Requirement →
Skip the pictures. Transcribe the rest of the data below without changing a word.

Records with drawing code
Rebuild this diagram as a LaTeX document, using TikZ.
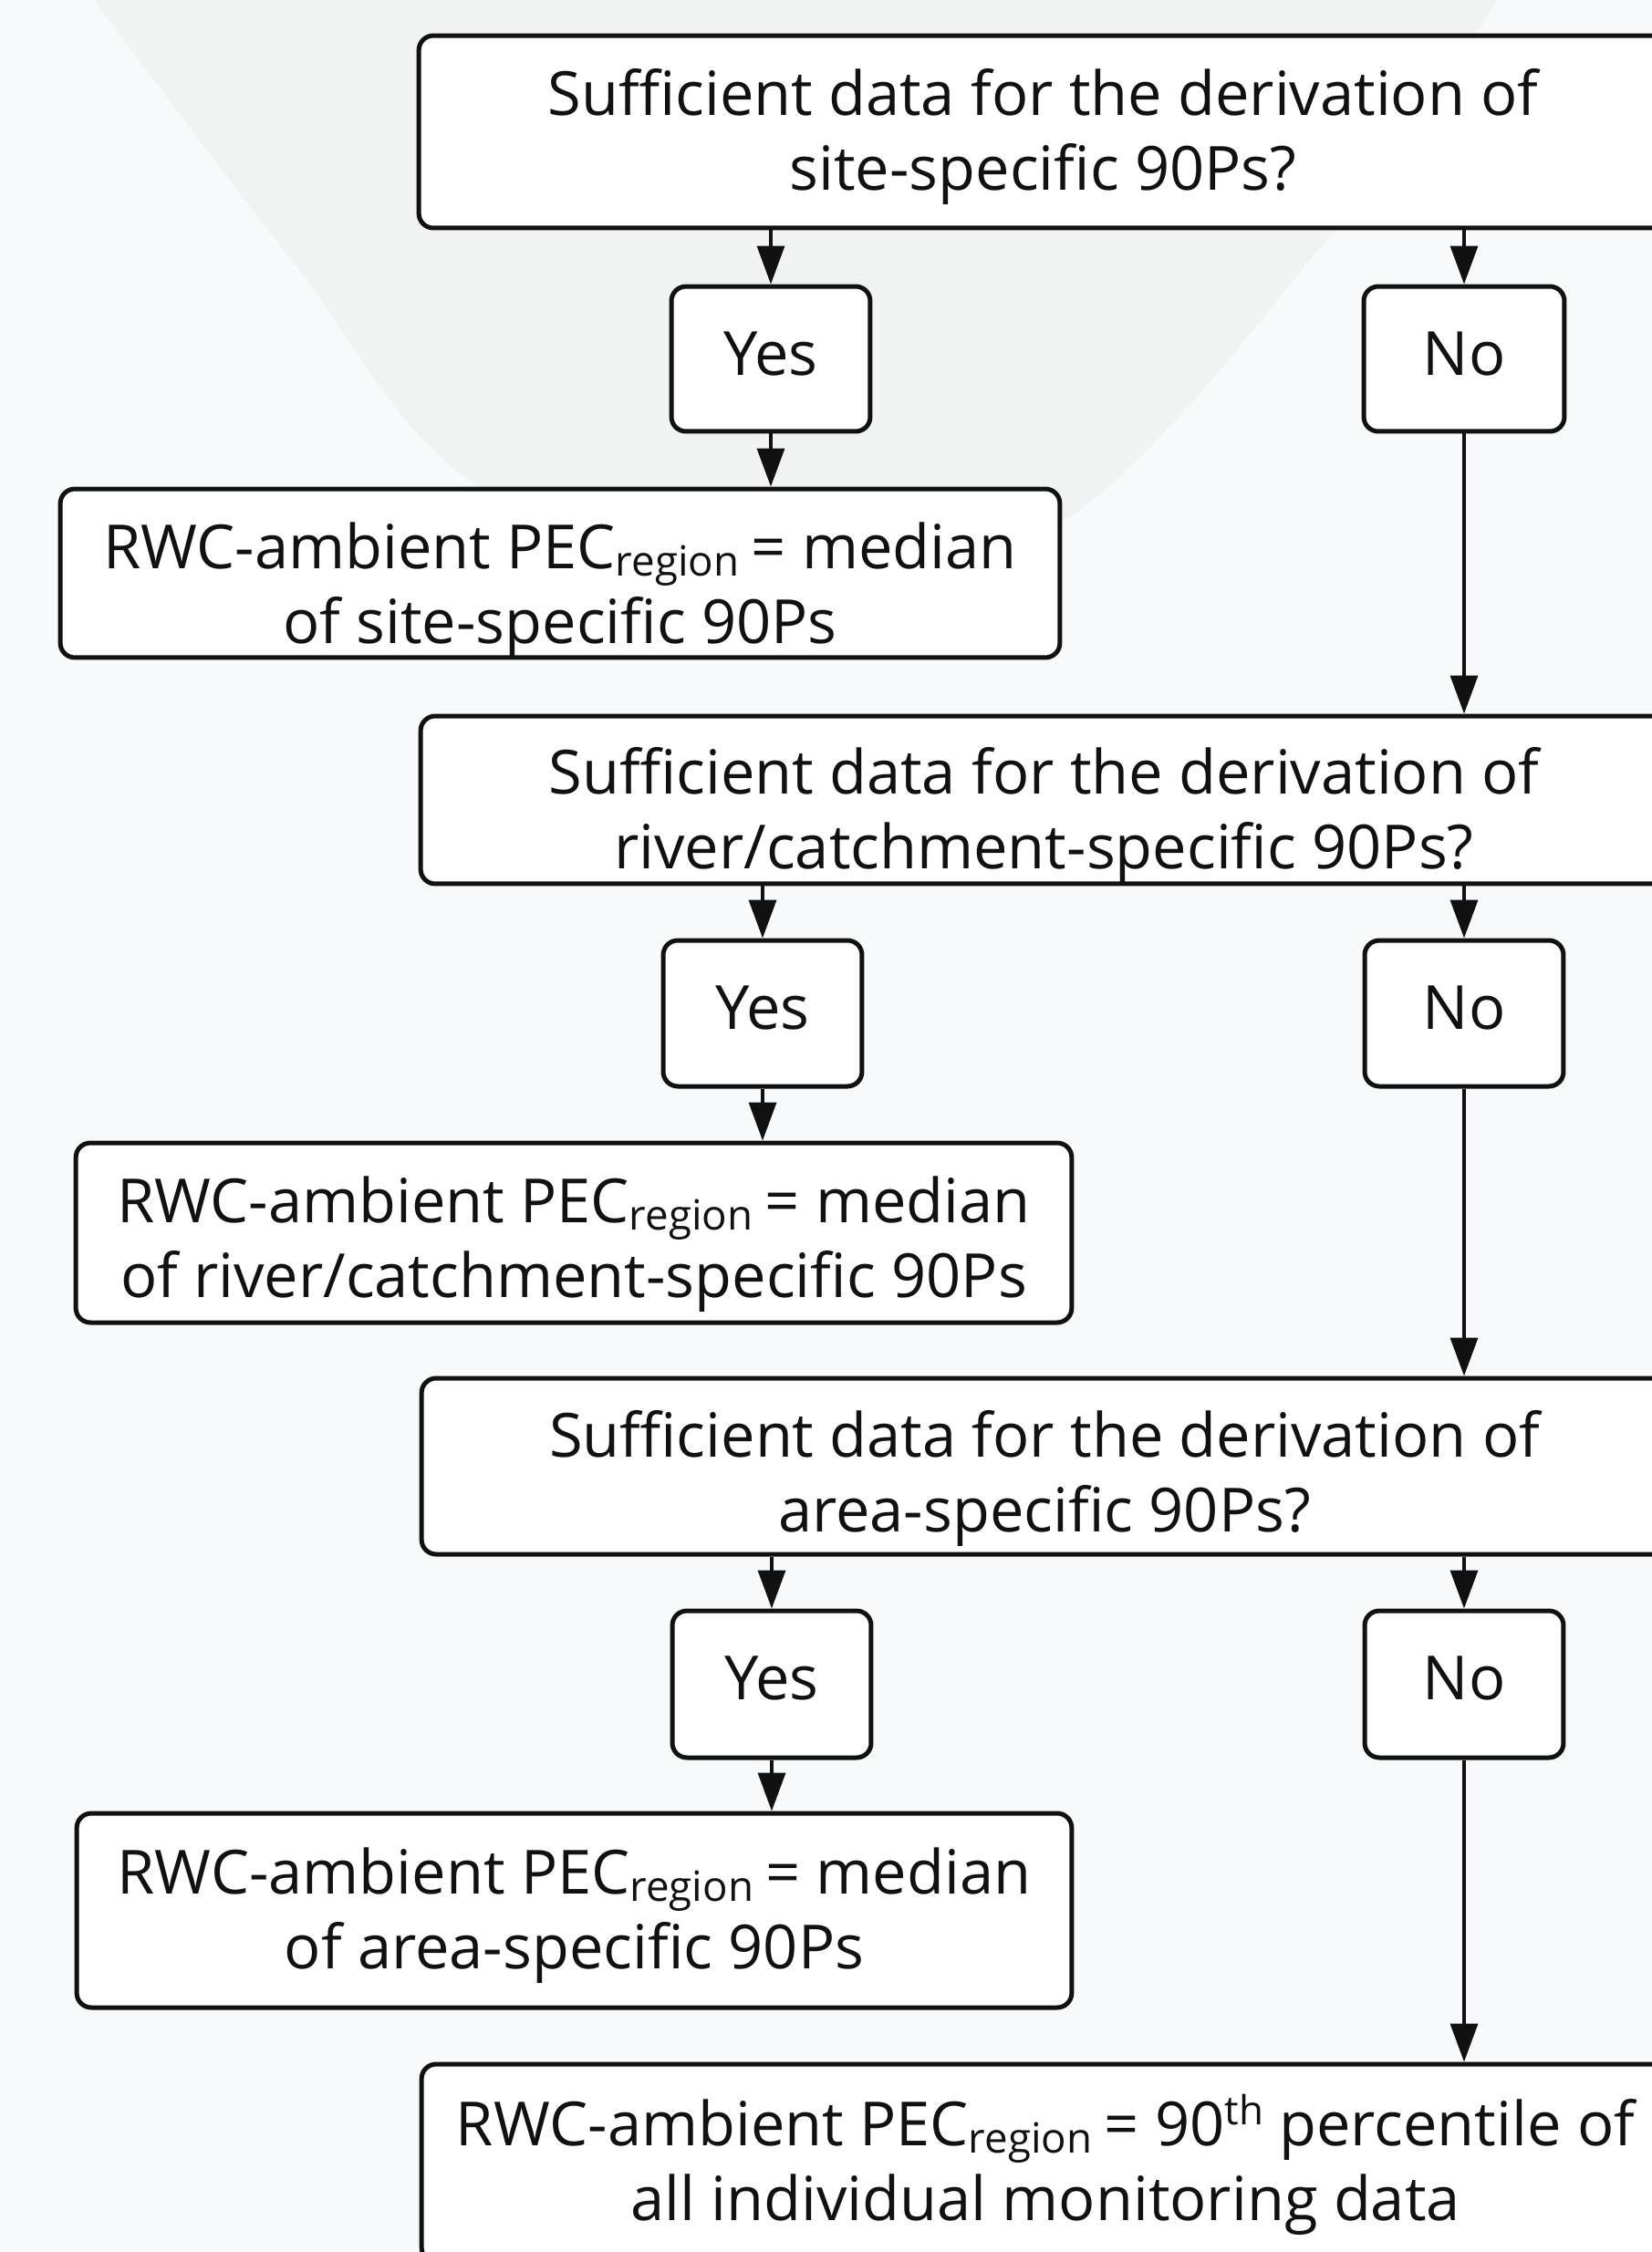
\documentclass[tikz,border=0pt]{standalone}
\usepackage{fontspec}
\setmainfont{Open Sans}
\usetikzlibrary{arrows.meta}
\definecolor{bgc}{HTML}{F8F9FB}
\definecolor{blobc}{HTML}{F1F2F2}
\definecolor{inkc}{HTML}{111111}
\newcommand\sbs[1]{\raisebox{-5pt}{\fontsize{26pt}{26pt}\selectfont #1}}
\newcommand\sps[1]{\raisebox{13pt}{\fontsize{25pt}{25pt}\selectfont #1}}
% box text: width, height, first-baseline distance from top, text
\newcommand\bt[4]{\parbox[c][#2][t]{#1}{\centering\rule{0pt}{#3}#4\par}}
\begin{document}
\begin{tikzpicture}[x=0.02cm,y=-0.02cm,
  box/.style={draw=inkc, line width=0.1cm, rounded corners=0.32cm, fill=white,
    inner sep=0pt, text=inkc, font=\fontsize{38pt}{47pt}\selectfont},
  link/.style={draw=inkc, line width=0.07cm, -{Triangle[width=0.6cm,length=0.84cm]}}]
\useasboundingbox (0,0) rectangle (1811,2469);
\clip (0,0) rectangle (1811,2469);
\fill[bgc] (0,0) rectangle (1811,2469);
\fill[blobc] plot[smooth,tension=0.6] coordinates {(95,-10) (321,287) (517,528) (840,645) (1161,574) (1458,258) (1648,-10)} -- cycle;

\node[box] (q1) at (1143.5,144.5) {\bt{27.38cm}{4.22cm}{1.74cm}{Sufficient data for the derivation of\\site-specific 90Ps?}};
\node[box] (y1) at (845,393.5) {\bt{4.36cm}{3.18cm}{1.94cm}{Yes}};
\node[box] (n1) at (1605,393.5) {\bt{4.4cm}{3.18cm}{1.94cm}{No}};
\node[box] (r1) at (614,628.5) {\bt{21.92cm}{3.7cm}{1.74cm}{RWC-ambient PEC\sbs{region}\hspace{0.2em}= median\\of site-specific 90Ps}};

\node[box] (q2) at (1144.5,877) {\bt{27.34cm}{3.68cm}{1.7cm}{Sufficient data for the derivation of\\river/catchment-specific 90Ps?}};
\node[box] (y2) at (836,1111) {\bt{4.36cm}{3.2cm}{1.94cm}{Yes}};
\node[box] (n2) at (1605,1111) {\bt{4.36cm}{3.2cm}{1.94cm}{No}};
\node[box] (r2) at (629,1351.5) {\bt{21.84cm}{3.94cm}{1.74cm}{RWC-ambient PEC\sbs{region}\hspace{0.2em}= median\\of river/catchment-specific 90Ps}};

\node[box] (q3) at (1145,1607.5) {\bt{27.32cm}{3.86cm}{1.72cm}{Sufficient data for the derivation of\\area-specific 90Ps?}};
\node[box] (y3) at (846,1846.5) {\bt{4.36cm}{3.22cm}{1.94cm}{Yes}};
\node[box] (n3) at (1605,1846.5) {\bt{4.36cm}{3.22cm}{1.94cm}{No}};
\node[box] (r3) at (629.5,2094.5) {\bt{21.82cm}{4.26cm}{1.76cm}{RWC-ambient PEC\sbs{region}\hspace{0.2em}= median\\of area-specific 90Ps}};

\node[box] (r4) at (1146,2371.5) {\bt{27.36cm}{4.34cm}{1.78cm}{RWC-ambient PEC\sbs{region}\hspace{0.2em}= 90\sps{th} percentile of\\all individual monitoring data}};

\draw[link] (q1.south -| y1.north) -- (y1.north);
\draw[link] (q1.south -| n1.north) -- (n1.north);
\draw[link] (y1.south) -- (y1.south |- r1.north);
\draw[link] (n1.south) -- (n1.south |- q2.north);

\draw[link] (q2.south -| y2.north) -- (y2.north);
\draw[link] (q2.south -| n2.north) -- (n2.north);
\draw[link] (y2.south) -- (y2.south |- r2.north);
\draw[link] (n2.south) -- (n2.south |- q3.north);

\draw[link] (q3.south -| y3.north) -- (y3.north);
\draw[link] (q3.south -| n3.north) -- (n3.north);
\draw[link] (y3.south) -- (y3.south |- r3.north);
\draw[link] (n3.south) -- (n3.south |- r4.north);
\end{tikzpicture}
\end{document}
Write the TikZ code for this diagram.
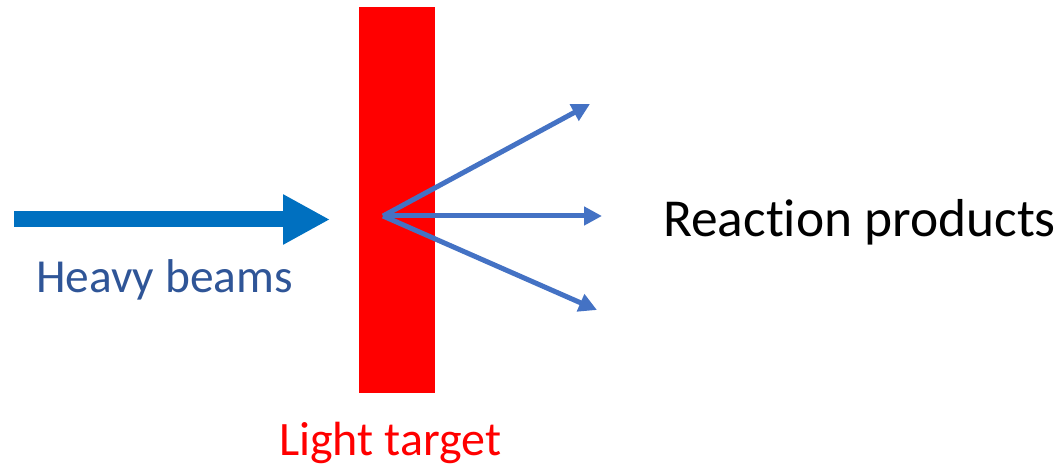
\documentclass[tikz,border=0pt]{standalone}
\usepackage{fontspec}
\setmainfont{Carlito}[Ligatures={NoCommon,NoRare}]
\usetikzlibrary{arrows.meta}
\definecolor{beamblue}{HTML}{0070C0}
\definecolor{fanblue}{HTML}{4472C4}
\definecolor{labelblue}{HTML}{2F5597}
\begin{document}
\begin{tikzpicture}[x=1pt,y=-1pt,
  lbl/.style={inner sep=0pt,anchor=base west,font=\fontsize{48}{56}\selectfont},
  fanarrow/.style={draw=fanblue,line width=5pt,-{Triangle[length=18pt,width=18pt]}},
  beamarrow/.style={draw=beamblue,line width=16pt,-{Triangle[length=47pt,width=47pt]}}]
\useasboundingbox (0,0) rectangle (1061,465);
\node[fill=red,draw=none,inner sep=0pt,minimum width=76pt,minimum height=386pt,anchor=north west] (target) at (359,7) {};
\coordinate (beamstart) at (14,219.5);
\coordinate (beamtip) at (330,219.5);
\draw[beamarrow] (beamstart) -- (beamtip);
\coordinate (origin) at (383,216);
\coordinate (tipup) at (590,104);
\coordinate (tipmid) at (602,216);
\coordinate (tipdown) at (597,310);
\draw[fanarrow] (origin) -- (tipup);
\draw[fanarrow] (origin) -- (tipmid);
\draw[fanarrow] (origin) -- (tipdown);
\node[lbl,text=labelblue,font=\fontsize{47.4}{56}\selectfont] (heavy) at (36,293) {Heavy beams};
\node[lbl,text=black,font=\fontsize{53.4}{60}\selectfont] (products) at (663,237) {Reaction products};
\node[lbl,text=red] (light) at (279,455) {Light target};
\end{tikzpicture}
\end{document}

Correct answer →
Rebuild this diagram as a LaTeX document, using TikZ.
\documentclass[tikz,border=0pt]{standalone}
\usepackage{fontspec}
\setmainfont{Open Sans}
\usetikzlibrary{arrows.meta}
\definecolor{bgc}{HTML}{F8F9FB}
\definecolor{blobc}{HTML}{F1F2F2}
\definecolor{inkc}{HTML}{111111}
\newcommand\sbs[1]{\raisebox{-5pt}{\fontsize{26pt}{26pt}\selectfont #1}}
\newcommand\sps[1]{\raisebox{13pt}{\fontsize{25pt}{25pt}\selectfont #1}}
% box text: width, height, first-baseline distance from top, text
\newcommand\bt[4]{\parbox[c][#2][t]{#1}{\centering\rule{0pt}{#3}#4\par}}
\begin{document}
\begin{tikzpicture}[x=0.02cm,y=-0.02cm,
  box/.style={draw=inkc, line width=0.1cm, rounded corners=0.32cm, fill=white,
    inner sep=0pt, text=inkc, font=\fontsize{38pt}{47pt}\selectfont},
  link/.style={draw=inkc, line width=0.07cm, -{Triangle[width=0.6cm,length=0.84cm]}}]
\useasboundingbox (0,0) rectangle (1811,2469);
\clip (0,0) rectangle (1811,2469);
\fill[bgc] (0,0) rectangle (1811,2469);
\fill[blobc] plot[smooth,tension=0.6] coordinates {(95,-10) (321,287) (517,528) (840,645) (1161,574) (1458,258) (1648,-10)} -- cycle;

\node[box] (q1) at (1143.5,144.5) {\bt{27.38cm}{4.22cm}{1.74cm}{Sufficient data for the derivation of\\site-specific 90Ps?}};
\node[box] (y1) at (845,393.5) {\bt{4.36cm}{3.18cm}{1.94cm}{Yes}};
\node[box] (n1) at (1605,393.5) {\bt{4.4cm}{3.18cm}{1.94cm}{No}};
\node[box] (r1) at (614,628.5) {\bt{21.92cm}{3.7cm}{1.74cm}{RWC-ambient PEC\sbs{region}\hspace{0.2em}= median\\of site-specific 90Ps}};

\node[box] (q2) at (1144.5,877) {\bt{27.34cm}{3.68cm}{1.7cm}{Sufficient data for the derivation of\\river/catchment-specific 90Ps?}};
\node[box] (y2) at (836,1111) {\bt{4.36cm}{3.2cm}{1.94cm}{Yes}};
\node[box] (n2) at (1605,1111) {\bt{4.36cm}{3.2cm}{1.94cm}{No}};
\node[box] (r2) at (629,1351.5) {\bt{21.84cm}{3.94cm}{1.74cm}{RWC-ambient PEC\sbs{region}\hspace{0.2em}= median\\of river/catchment-specific 90Ps}};

\node[box] (q3) at (1145,1607.5) {\bt{27.32cm}{3.86cm}{1.72cm}{Sufficient data for the derivation of\\area-specific 90Ps?}};
\node[box] (y3) at (846,1846.5) {\bt{4.36cm}{3.22cm}{1.94cm}{Yes}};
\node[box] (n3) at (1605,1846.5) {\bt{4.36cm}{3.22cm}{1.94cm}{No}};
\node[box] (r3) at (629.5,2094.5) {\bt{21.82cm}{4.26cm}{1.76cm}{RWC-ambient PEC\sbs{region}\hspace{0.2em}= median\\of area-specific 90Ps}};

\node[box] (r4) at (1146,2371.5) {\bt{27.36cm}{4.34cm}{1.78cm}{RWC-ambient PEC\sbs{region}\hspace{0.2em}= 90\sps{th} percentile of\\all individual monitoring data}};

\draw[link] (q1.south -| y1.north) -- (y1.north);
\draw[link] (q1.south -| n1.north) -- (n1.north);
\draw[link] (y1.south) -- (y1.south |- r1.north);
\draw[link] (n1.south) -- (n1.south |- q2.north);

\draw[link] (q2.south -| y2.north) -- (y2.north);
\draw[link] (q2.south -| n2.north) -- (n2.north);
\draw[link] (y2.south) -- (y2.south |- r2.north);
\draw[link] (n2.south) -- (n2.south |- q3.north);

\draw[link] (q3.south -| y3.north) -- (y3.north);
\draw[link] (q3.south -| n3.north) -- (n3.north);
\draw[link] (y3.south) -- (y3.south |- r3.north);
\draw[link] (n3.south) -- (n3.south |- r4.north);
\end{tikzpicture}
\end{document}
Write the TikZ code for this diagram.
\documentclass[tikz,border=0pt]{standalone}
\usepackage{fontspec}
\setmainfont{Carlito}[Ligatures={NoCommon,NoRare}]
\usetikzlibrary{arrows.meta}
\definecolor{beamblue}{HTML}{0070C0}
\definecolor{fanblue}{HTML}{4472C4}
\definecolor{labelblue}{HTML}{2F5597}
\begin{document}
\begin{tikzpicture}[x=1pt,y=-1pt,
  lbl/.style={inner sep=0pt,anchor=base west,font=\fontsize{48}{56}\selectfont},
  fanarrow/.style={draw=fanblue,line width=5pt,-{Triangle[length=18pt,width=18pt]}},
  beamarrow/.style={draw=beamblue,line width=16pt,-{Triangle[length=47pt,width=47pt]}}]
\useasboundingbox (0,0) rectangle (1061,465);
\node[fill=red,draw=none,inner sep=0pt,minimum width=76pt,minimum height=386pt,anchor=north west] (target) at (359,7) {};
\coordinate (beamstart) at (14,219.5);
\coordinate (beamtip) at (330,219.5);
\draw[beamarrow] (beamstart) -- (beamtip);
\coordinate (origin) at (383,216);
\coordinate (tipup) at (590,104);
\coordinate (tipmid) at (602,216);
\coordinate (tipdown) at (597,310);
\draw[fanarrow] (origin) -- (tipup);
\draw[fanarrow] (origin) -- (tipmid);
\draw[fanarrow] (origin) -- (tipdown);
\node[lbl,text=labelblue,font=\fontsize{47.4}{56}\selectfont] (heavy) at (36,293) {Heavy beams};
\node[lbl,text=black,font=\fontsize{53.4}{60}\selectfont] (products) at (663,237) {Reaction products};
\node[lbl,text=red] (light) at (279,455) {Light target};
\end{tikzpicture}
\end{document}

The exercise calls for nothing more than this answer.